## DESCRIPTION OF THE TASK
Copy the data exactly; pictures stay out of the copy.

## PROVIDED DATA
## start

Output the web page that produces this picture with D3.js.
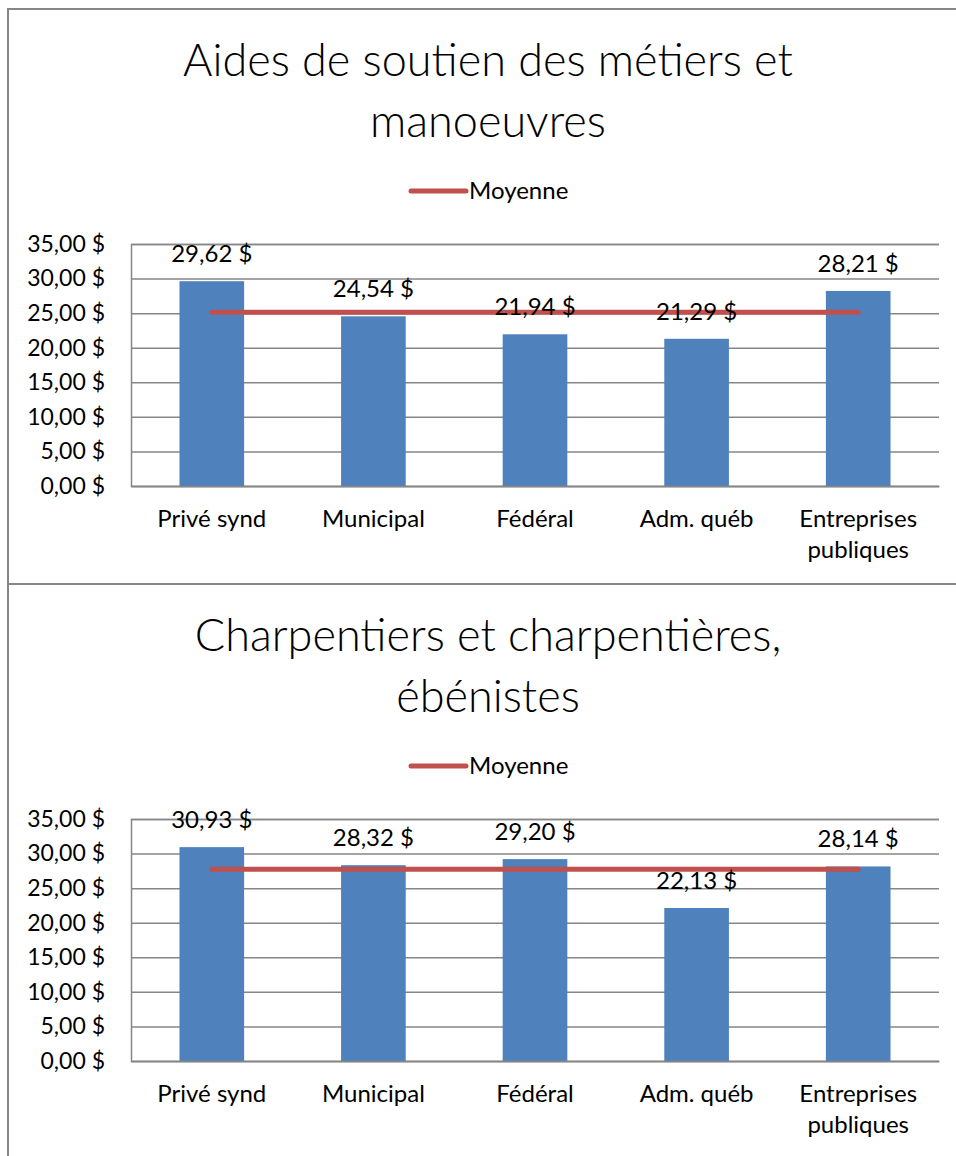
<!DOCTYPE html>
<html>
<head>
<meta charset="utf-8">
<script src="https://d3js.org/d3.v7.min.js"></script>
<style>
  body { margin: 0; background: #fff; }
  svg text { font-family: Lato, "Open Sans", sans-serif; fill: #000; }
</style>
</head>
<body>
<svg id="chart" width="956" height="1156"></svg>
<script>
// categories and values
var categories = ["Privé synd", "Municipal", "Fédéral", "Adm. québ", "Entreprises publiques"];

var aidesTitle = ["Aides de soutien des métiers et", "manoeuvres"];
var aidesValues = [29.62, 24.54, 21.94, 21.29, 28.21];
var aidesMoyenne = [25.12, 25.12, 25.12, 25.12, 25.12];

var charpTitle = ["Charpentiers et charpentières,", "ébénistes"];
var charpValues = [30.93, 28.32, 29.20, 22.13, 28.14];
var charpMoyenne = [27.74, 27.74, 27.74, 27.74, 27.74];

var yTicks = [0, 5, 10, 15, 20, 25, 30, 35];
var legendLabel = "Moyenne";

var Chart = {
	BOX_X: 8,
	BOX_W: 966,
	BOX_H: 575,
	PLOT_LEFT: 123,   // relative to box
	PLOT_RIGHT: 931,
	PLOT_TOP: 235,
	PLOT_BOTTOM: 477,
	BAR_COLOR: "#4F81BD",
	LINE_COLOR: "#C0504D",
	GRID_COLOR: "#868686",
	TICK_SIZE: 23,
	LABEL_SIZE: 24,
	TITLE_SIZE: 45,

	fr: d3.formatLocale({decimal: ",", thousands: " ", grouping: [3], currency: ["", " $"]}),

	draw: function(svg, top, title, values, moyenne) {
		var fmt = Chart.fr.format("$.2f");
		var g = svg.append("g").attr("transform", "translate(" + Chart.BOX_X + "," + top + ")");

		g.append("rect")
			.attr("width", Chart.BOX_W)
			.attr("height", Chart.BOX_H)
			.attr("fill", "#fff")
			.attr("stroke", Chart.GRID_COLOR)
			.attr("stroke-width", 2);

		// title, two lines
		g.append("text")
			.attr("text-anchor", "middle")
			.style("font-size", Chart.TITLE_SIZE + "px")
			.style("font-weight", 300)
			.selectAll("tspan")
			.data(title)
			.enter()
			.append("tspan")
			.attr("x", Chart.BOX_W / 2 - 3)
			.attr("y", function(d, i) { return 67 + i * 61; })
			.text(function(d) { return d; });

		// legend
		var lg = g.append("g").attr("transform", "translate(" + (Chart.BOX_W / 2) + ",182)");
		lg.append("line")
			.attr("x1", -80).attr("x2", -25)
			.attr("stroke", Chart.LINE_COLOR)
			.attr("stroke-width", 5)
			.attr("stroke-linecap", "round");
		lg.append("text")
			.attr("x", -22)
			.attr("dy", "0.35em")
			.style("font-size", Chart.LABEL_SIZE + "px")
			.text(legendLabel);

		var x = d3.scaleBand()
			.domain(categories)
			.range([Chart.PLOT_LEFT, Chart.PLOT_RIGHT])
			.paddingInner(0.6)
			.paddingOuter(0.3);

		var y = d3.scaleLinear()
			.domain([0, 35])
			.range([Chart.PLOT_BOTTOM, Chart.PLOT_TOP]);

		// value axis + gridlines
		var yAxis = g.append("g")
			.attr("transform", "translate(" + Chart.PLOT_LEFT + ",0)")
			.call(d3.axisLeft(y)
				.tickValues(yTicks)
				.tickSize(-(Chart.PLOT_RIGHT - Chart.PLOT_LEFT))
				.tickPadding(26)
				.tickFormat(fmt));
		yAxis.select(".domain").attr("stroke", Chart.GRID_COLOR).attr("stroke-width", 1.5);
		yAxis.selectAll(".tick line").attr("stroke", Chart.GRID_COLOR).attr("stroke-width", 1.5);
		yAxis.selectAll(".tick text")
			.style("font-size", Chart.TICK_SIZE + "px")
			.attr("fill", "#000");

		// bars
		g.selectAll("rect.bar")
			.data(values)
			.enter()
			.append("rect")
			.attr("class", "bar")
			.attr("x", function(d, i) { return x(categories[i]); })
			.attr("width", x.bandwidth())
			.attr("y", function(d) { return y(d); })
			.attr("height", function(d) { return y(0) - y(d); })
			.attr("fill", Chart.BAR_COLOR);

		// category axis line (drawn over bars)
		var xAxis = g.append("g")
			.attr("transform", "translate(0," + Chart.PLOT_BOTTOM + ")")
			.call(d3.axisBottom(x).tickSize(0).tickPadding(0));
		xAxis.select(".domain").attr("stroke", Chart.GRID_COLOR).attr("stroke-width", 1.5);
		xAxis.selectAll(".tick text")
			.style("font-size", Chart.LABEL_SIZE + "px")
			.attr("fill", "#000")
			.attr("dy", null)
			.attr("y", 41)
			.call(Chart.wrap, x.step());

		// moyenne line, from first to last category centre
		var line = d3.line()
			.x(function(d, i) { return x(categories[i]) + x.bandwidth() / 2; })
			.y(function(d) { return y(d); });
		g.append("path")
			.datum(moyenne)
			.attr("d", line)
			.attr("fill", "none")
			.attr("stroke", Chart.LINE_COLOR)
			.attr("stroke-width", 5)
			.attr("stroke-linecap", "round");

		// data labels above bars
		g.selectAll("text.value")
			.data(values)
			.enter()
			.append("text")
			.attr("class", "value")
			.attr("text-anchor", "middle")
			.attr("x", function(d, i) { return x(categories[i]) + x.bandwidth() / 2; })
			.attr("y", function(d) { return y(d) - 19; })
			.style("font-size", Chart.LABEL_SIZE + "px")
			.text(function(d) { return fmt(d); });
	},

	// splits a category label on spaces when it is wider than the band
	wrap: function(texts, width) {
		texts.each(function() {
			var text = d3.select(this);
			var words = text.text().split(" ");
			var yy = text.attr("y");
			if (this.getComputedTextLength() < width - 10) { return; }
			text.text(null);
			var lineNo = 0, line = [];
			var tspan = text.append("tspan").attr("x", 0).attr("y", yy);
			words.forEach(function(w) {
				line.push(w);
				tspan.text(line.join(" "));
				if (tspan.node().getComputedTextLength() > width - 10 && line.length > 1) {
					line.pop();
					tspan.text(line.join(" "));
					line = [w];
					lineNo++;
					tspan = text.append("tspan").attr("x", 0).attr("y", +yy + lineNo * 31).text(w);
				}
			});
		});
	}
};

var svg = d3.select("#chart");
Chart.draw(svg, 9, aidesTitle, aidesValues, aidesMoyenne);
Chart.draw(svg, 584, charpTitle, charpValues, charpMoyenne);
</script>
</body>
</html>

## end

## TASK RESULT
Output the web page that produces this picture with D3.js.
<!DOCTYPE html>
<html>
<head>
<meta charset="utf-8">
<script src="https://d3js.org/d3.v7.min.js"></script>
<style>
  body { margin: 0; background: #fff; }
  svg text { font-family: Lato, "Open Sans", sans-serif; fill: #000; }
</style>
</head>
<body>
<svg id="chart" width="956" height="1156"></svg>
<script>
// categories and values
var categories = ["Privé synd", "Municipal", "Fédéral", "Adm. québ", "Entreprises publiques"];

var aidesTitle = ["Aides de soutien des métiers et", "manoeuvres"];
var aidesValues = [29.62, 24.54, 21.94, 21.29, 28.21];
var aidesMoyenne = [25.12, 25.12, 25.12, 25.12, 25.12];

var charpTitle = ["Charpentiers et charpentières,", "ébénistes"];
var charpValues = [30.93, 28.32, 29.20, 22.13, 28.14];
var charpMoyenne = [27.74, 27.74, 27.74, 27.74, 27.74];

var yTicks = [0, 5, 10, 15, 20, 25, 30, 35];
var legendLabel = "Moyenne";

var Chart = {
	BOX_X: 8,
	BOX_W: 966,
	BOX_H: 575,
	PLOT_LEFT: 123,   // relative to box
	PLOT_RIGHT: 931,
	PLOT_TOP: 235,
	PLOT_BOTTOM: 477,
	BAR_COLOR: "#4F81BD",
	LINE_COLOR: "#C0504D",
	GRID_COLOR: "#868686",
	TICK_SIZE: 23,
	LABEL_SIZE: 24,
	TITLE_SIZE: 45,

	fr: d3.formatLocale({decimal: ",", thousands: " ", grouping: [3], currency: ["", " $"]}),

	draw: function(svg, top, title, values, moyenne) {
		var fmt = Chart.fr.format("$.2f");
		var g = svg.append("g").attr("transform", "translate(" + Chart.BOX_X + "," + top + ")");

		g.append("rect")
			.attr("width", Chart.BOX_W)
			.attr("height", Chart.BOX_H)
			.attr("fill", "#fff")
			.attr("stroke", Chart.GRID_COLOR)
			.attr("stroke-width", 2);

		// title, two lines
		g.append("text")
			.attr("text-anchor", "middle")
			.style("font-size", Chart.TITLE_SIZE + "px")
			.style("font-weight", 300)
			.selectAll("tspan")
			.data(title)
			.enter()
			.append("tspan")
			.attr("x", Chart.BOX_W / 2 - 3)
			.attr("y", function(d, i) { return 67 + i * 61; })
			.text(function(d) { return d; });

		// legend
		var lg = g.append("g").attr("transform", "translate(" + (Chart.BOX_W / 2) + ",182)");
		lg.append("line")
			.attr("x1", -80).attr("x2", -25)
			.attr("stroke", Chart.LINE_COLOR)
			.attr("stroke-width", 5)
			.attr("stroke-linecap", "round");
		lg.append("text")
			.attr("x", -22)
			.attr("dy", "0.35em")
			.style("font-size", Chart.LABEL_SIZE + "px")
			.text(legendLabel);

		var x = d3.scaleBand()
			.domain(categories)
			.range([Chart.PLOT_LEFT, Chart.PLOT_RIGHT])
			.paddingInner(0.6)
			.paddingOuter(0.3);

		var y = d3.scaleLinear()
			.domain([0, 35])
			.range([Chart.PLOT_BOTTOM, Chart.PLOT_TOP]);

		// value axis + gridlines
		var yAxis = g.append("g")
			.attr("transform", "translate(" + Chart.PLOT_LEFT + ",0)")
			.call(d3.axisLeft(y)
				.tickValues(yTicks)
				.tickSize(-(Chart.PLOT_RIGHT - Chart.PLOT_LEFT))
				.tickPadding(26)
				.tickFormat(fmt));
		yAxis.select(".domain").attr("stroke", Chart.GRID_COLOR).attr("stroke-width", 1.5);
		yAxis.selectAll(".tick line").attr("stroke", Chart.GRID_COLOR).attr("stroke-width", 1.5);
		yAxis.selectAll(".tick text")
			.style("font-size", Chart.TICK_SIZE + "px")
			.attr("fill", "#000");

		// bars
		g.selectAll("rect.bar")
			.data(values)
			.enter()
			.append("rect")
			.attr("class", "bar")
			.attr("x", function(d, i) { return x(categories[i]); })
			.attr("width", x.bandwidth())
			.attr("y", function(d) { return y(d); })
			.attr("height", function(d) { return y(0) - y(d); })
			.attr("fill", Chart.BAR_COLOR);

		// category axis line (drawn over bars)
		var xAxis = g.append("g")
			.attr("transform", "translate(0," + Chart.PLOT_BOTTOM + ")")
			.call(d3.axisBottom(x).tickSize(0).tickPadding(0));
		xAxis.select(".domain").attr("stroke", Chart.GRID_COLOR).attr("stroke-width", 1.5);
		xAxis.selectAll(".tick text")
			.style("font-size", Chart.LABEL_SIZE + "px")
			.attr("fill", "#000")
			.attr("dy", null)
			.attr("y", 41)
			.call(Chart.wrap, x.step());

		// moyenne line, from first to last category centre
		var line = d3.line()
			.x(function(d, i) { return x(categories[i]) + x.bandwidth() / 2; })
			.y(function(d) { return y(d); });
		g.append("path")
			.datum(moyenne)
			.attr("d", line)
			.attr("fill", "none")
			.attr("stroke", Chart.LINE_COLOR)
			.attr("stroke-width", 5)
			.attr("stroke-linecap", "round");

		// data labels above bars
		g.selectAll("text.value")
			.data(values)
			.enter()
			.append("text")
			.attr("class", "value")
			.attr("text-anchor", "middle")
			.attr("x", function(d, i) { return x(categories[i]) + x.bandwidth() / 2; })
			.attr("y", function(d) { return y(d) - 19; })
			.style("font-size", Chart.LABEL_SIZE + "px")
			.text(function(d) { return fmt(d); });
	},

	// splits a category label on spaces when it is wider than the band
	wrap: function(texts, width) {
		texts.each(function() {
			var text = d3.select(this);
			var words = text.text().split(" ");
			var yy = text.attr("y");
			if (this.getComputedTextLength() < width - 10) { return; }
			text.text(null);
			var lineNo = 0, line = [];
			var tspan = text.append("tspan").attr("x", 0).attr("y", yy);
			words.forEach(function(w) {
				line.push(w);
				tspan.text(line.join(" "));
				if (tspan.node().getComputedTextLength() > width - 10 && line.length > 1) {
					line.pop();
					tspan.text(line.join(" "));
					line = [w];
					lineNo++;
					tspan = text.append("tspan").attr("x", 0).attr("y", +yy + lineNo * 31).text(w);
				}
			});
		});
	}
};

var svg = d3.select("#chart");
Chart.draw(svg, 9, aidesTitle, aidesValues, aidesMoyenne);
Chart.draw(svg, 584, charpTitle, charpValues, charpMoyenne);
</script>
</body>
</html>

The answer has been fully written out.